There is a way to avoid that. That is to set up series of switches connect to each isolated sections of the tracks via busses. So that polarity of the transformers will not need to be reversed and switches are to be used for reversing the polarity.


----------



## gpgold (Apr 7, 2011)

Thanks for your help.

Gary


----------



## Lehigh74 (Sep 25, 2015)

Gary,

I wouldn’t necessarily run a single common wire/buss. It can be done, but if you do, make the common wire a larger gage than your hot wires.

If you are running a layout with more than one transformer, it is important to make sure the transformers are in phase. Here’s a site that tells you how to do it. I didn’t watch the video as the text tells you all you need.
https://lionelllc.wordpress.com/projects-and-tips/wiring-your-layout/phasing-transformers/
If you don’t have a test light, you can attach a wire to the common on one transformer and brush the other end of the wire on the common of the other transformer. If you get a spark, they aren’t in phase and you need to reverse the plug.
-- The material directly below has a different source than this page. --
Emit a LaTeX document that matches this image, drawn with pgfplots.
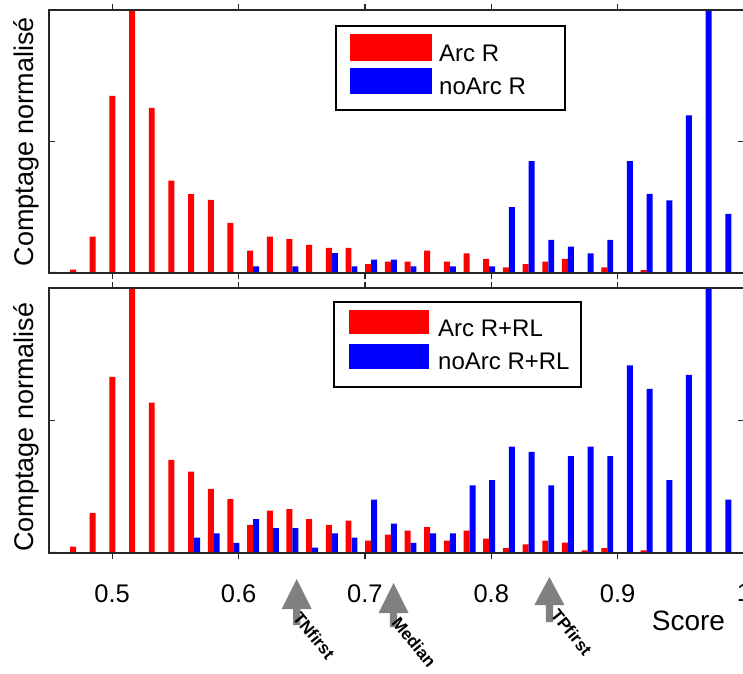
\documentclass[border=0pt]{standalone}
\usepackage{fontspec}
\setmainfont{Liberation Sans}
\usepackage{pgfplots}
\usepackage{pgfplotstable}
\pgfplotsset{compat=1.18}

\definecolor{axisgray}{RGB}{38,38,38}
\definecolor{arrowgray}{RGB}{128,128,128}

% bin centre, top panel (R), bottom panel (R+RL)
\pgfplotstableread{
x      r1    b1    r2    b2
0.4558 0.004 0.003 0.004 0.003
0.4714 0.013 0.003 0.024 0.003
0.4869 0.138 0.003 0.151 0.003
0.5025 0.673 0.003 0.665 0.003
0.5181 1.000 0.003 1.000 0.003
0.5337 0.628 0.003 0.567 0.003
0.5492 0.351 0.003 0.351 0.003
0.5648 0.300 0.003 0.307 0.058
0.5804 0.278 0.003 0.242 0.074
0.5959 0.191 0.003 0.203 0.038
0.6115 0.085 0.025 0.106 0.128
0.6271 0.138 0.003 0.160 0.094
0.6426 0.129 0.025 0.166 0.094
0.6582 0.107 0.003 0.128 0.020
0.6738 0.096 0.076 0.106 0.074
0.6894 0.096 0.025 0.122 0.058
0.7049 0.034 0.051 0.047 0.201
0.7205 0.043 0.051 0.069 0.111
0.7361 0.043 0.025 0.084 0.038
0.7516 0.085 0.003 0.098 0.074
0.7672 0.043 0.025 0.047 0.074
0.7828 0.075 0.003 0.084 0.255
0.7983 0.054 0.025 0.054 0.275
0.8139 0.021 0.250 0.018 0.401
0.8295 0.034 0.425 0.033 0.382
0.8451 0.043 0.126 0.047 0.255
0.8606 0.054 0.100 0.039 0.366
0.8762 0.003 0.075 0.010 0.401
0.8918 0.021 0.126 0.018 0.366
0.9073 0.003 0.425 0.003 0.708
0.9229 0.011 0.301 0.010 0.619
0.9385 0.003 0.276 0.003 0.275
0.9540 0.003 0.599 0.003 0.672
0.9696 0.003 1.000 0.003 1.000
0.9852 0.003 0.225 0.003 0.201
}\histdata

\pgfplotsset{
  histaxis/.style={
    scale only axis, width=695pt,
    xmin=0.45, xmax=1.0, ymin=0, ymax=1,
    axis on top, clip=false,
    axis line style={draw=axisgray, line width=1.3pt},
    xtick={0.5,0.6,0.7,0.8,0.9,1.0},
    ytick={0.5}, yticklabels={},
    tick align=inside, major tick length=6pt,
    tick style={draw=axisgray, line width=1.2pt},
    ybar, bar width=0.0047,
    ylabel={Comptage normalisé},
    ylabel style={anchor=base, inner sep=0pt, font=\fontsize{27}{30}\selectfont},
  },
  redbar/.style={fill=red, draw=none, bar shift=-0.00237},
  bluebar/.style={fill=blue, draw=none, bar shift=0.00237},
}
\tikzset{
  legtext/.style={anchor=base west, inner sep=0pt, font=\fontsize{24}{28}\selectfont},
  anntext/.style={rotate=-51, anchor=north west, inner sep=0pt, font=\bfseries\fontsize{17}{20}\selectfont},
}

\begin{document}
\begin{tikzpicture}
\useasboundingbox (0pt,0pt) rectangle (743pt,673pt);
% ---------- top panel ----------
\begin{axis}[histaxis, height=263pt,
  at={(49pt,400pt)}, anchor=south west,
  xticklabels={},
  ylabel style={at={(axis description cs:-0.0216,0.5)}},
]
\addplot[redbar] table[x=x, y=r1] {\histdata};
\addplot[bluebar] table[x=x, y=b1] {\histdata};
% legend
\fill[white] ([xshift=287pt,yshift=-16pt]rel axis cs:0,1) rectangle ([xshift=516pt,yshift=-100pt]rel axis cs:0,1);
\fill[red]  ([xshift=301pt,yshift=-24pt]rel axis cs:0,1) rectangle ([xshift=383pt,yshift=-51pt]rel axis cs:0,1);
\fill[blue] ([xshift=301pt,yshift=-58pt]rel axis cs:0,1) rectangle ([xshift=383pt,yshift=-84pt]rel axis cs:0,1);
\node[legtext] at ([xshift=390pt,yshift=-51.7pt]rel axis cs:0,1) {Arc R};
\node[legtext] at ([xshift=390pt,yshift=-84.3pt]rel axis cs:0,1) {noArc R};
\draw[black, line width=1.4pt] ([xshift=287pt,yshift=-16pt]rel axis cs:0,1) rectangle ([xshift=516pt,yshift=-100pt]rel axis cs:0,1);
\end{axis}

% ---------- bottom panel ----------
\begin{axis}[histaxis, height=265pt,
  at={(49pt,120pt)}, anchor=south west,
  xticklabels={0.5,0.6,0.7,0.8,0.9,1},
  xticklabel style={font=\fontsize{25.5}{28}\selectfont, inner sep=0pt, yshift=-25pt},
  ylabel style={at={(axis description cs:-0.0216,0.475)}},
]
\addplot[redbar] table[x=x, y=r2] {\histdata};
\addplot[bluebar] table[x=x, y=b2] {\histdata};
% legend
\fill[white] ([xshift=285pt,yshift=-14pt]rel axis cs:0,1) rectangle ([xshift=532pt,yshift=-99pt]rel axis cs:0,1);
\fill[red]  ([xshift=300pt,yshift=-22pt]rel axis cs:0,1) rectangle ([xshift=380pt,yshift=-46pt]rel axis cs:0,1);
\fill[blue] ([xshift=300pt,yshift=-56pt]rel axis cs:0,1) rectangle ([xshift=380pt,yshift=-81pt]rel axis cs:0,1);
\node[legtext] at ([xshift=389pt,yshift=-48.7pt]rel axis cs:0,1) {Arc R+RL};
\node[legtext] at ([xshift=389pt,yshift=-81pt]rel axis cs:0,1) {noArc R+RL};
\draw[black, line width=1.4pt] ([xshift=285pt,yshift=-14pt]rel axis cs:0,1) rectangle ([xshift=532pt,yshift=-99pt]rel axis cs:0,1);

\node[font=\fontsize{28}{32}\selectfont] at ([yshift=-68pt]axis cs:0.956,0) {Score};

\fill[arrowgray]
  ([xshift=-15pt,yshift=-56pt]axis cs:0.646,0) -- ([yshift=-26pt]axis cs:0.646,0) --
  ([xshift=15pt,yshift=-56pt]axis cs:0.646,0) -- ([xshift=3.6pt,yshift=-56pt]axis cs:0.646,0) --
  ([xshift=3.6pt,yshift=-72pt]axis cs:0.646,0) -- ([xshift=-3.6pt,yshift=-72pt]axis cs:0.646,0) --
  ([xshift=-3.6pt,yshift=-56pt]axis cs:0.646,0) -- cycle;
\fill[arrowgray]
  ([xshift=-15pt,yshift=-60pt]axis cs:0.7227,0) -- ([yshift=-30pt]axis cs:0.7227,0) --
  ([xshift=15pt,yshift=-60pt]axis cs:0.7227,0) -- ([xshift=3.6pt,yshift=-60pt]axis cs:0.7227,0) --
  ([xshift=3.6pt,yshift=-74pt]axis cs:0.7227,0) -- ([xshift=-3.6pt,yshift=-74pt]axis cs:0.7227,0) --
  ([xshift=-3.6pt,yshift=-60pt]axis cs:0.7227,0) -- cycle;
\fill[arrowgray]
  ([xshift=-15pt,yshift=-52pt]axis cs:0.846,0) -- ([yshift=-24pt]axis cs:0.846,0) --
  ([xshift=15pt,yshift=-52pt]axis cs:0.846,0) -- ([xshift=3.6pt,yshift=-52pt]axis cs:0.846,0) --
  ([xshift=3.6pt,yshift=-69pt]axis cs:0.846,0) -- ([xshift=-3.6pt,yshift=-69pt]axis cs:0.846,0) --
  ([xshift=-3.6pt,yshift=-52pt]axis cs:0.846,0) -- cycle;

\node[anntext] at ([xshift=5pt,yshift=-57pt]axis cs:0.646,0) {TNfirst};
\node[anntext] at ([xshift=7pt,yshift=-62pt]axis cs:0.7227,0) {Median};
\node[anntext] at ([xshift=10pt,yshift=-54pt]axis cs:0.846,0) {TPfirst};
\end{axis}
\end{tikzpicture}
\end{document}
The older transformers don’t have polarized plugs, so once you get them in phase, mark the hot side of all plugs so you get them right when you unplug and then plug them back in.

I think soldering wires every 3 feet of track is overkill. The way you wire depends on how you will be running (conventional, DCS, TMCC). For example if you are running DCS, the recommendation is to use a star pattern and attach wires at least every ten track sections with the center rail of each ten section block isolated from the others. I wouldn’t use one ground wire per loop unless I had a small loop. 

Bluenavigator - For O gauge, reversing doesn’t work like that. It’s done with a relay or electronics contained in the engine.


----------



## gpgold (Apr 7, 2011)

Thanks so much for your response. My track is on the old side so I figure more connection points would be better, but the three foot number ay be overkill. Thanks for the reference info!

Gary


----------



## gpgold (Apr 7, 2011)

Oh, I'm running a conventional setup.


----------



## bluenavigator (Aug 30, 2015)

Oh, I didn't pay attention for which gauge that it is being used on. O is completely different story...

Sorry, I am stuck in HO scale.


----------



## gpgold (Apr 7, 2011)

Hey, thanks for trying!

Gary


----------



## sjm9911 (Dec 20, 2012)

OK , first thats a lot of power second you can run one ground bus as long as the transformers are in phase. Power wires should be broken down by transformer. One per line I ran a bus bar to 3 sections of my layout. So, 3 wires from the transformer to a bus bar, from the bar I feed my track. So less wire needed and more power because there is no loss over a long stretch. 3 foot is fine to run drops, one power and one ground per drop. ( I used a bus bar for my ground too, one for the whole layout) . I ran additional power buses for switches and accessories, lights etc. If I can elaborate just ask


----------



## gpgold (Apr 7, 2011)

Thanks for your help!

Gary


----------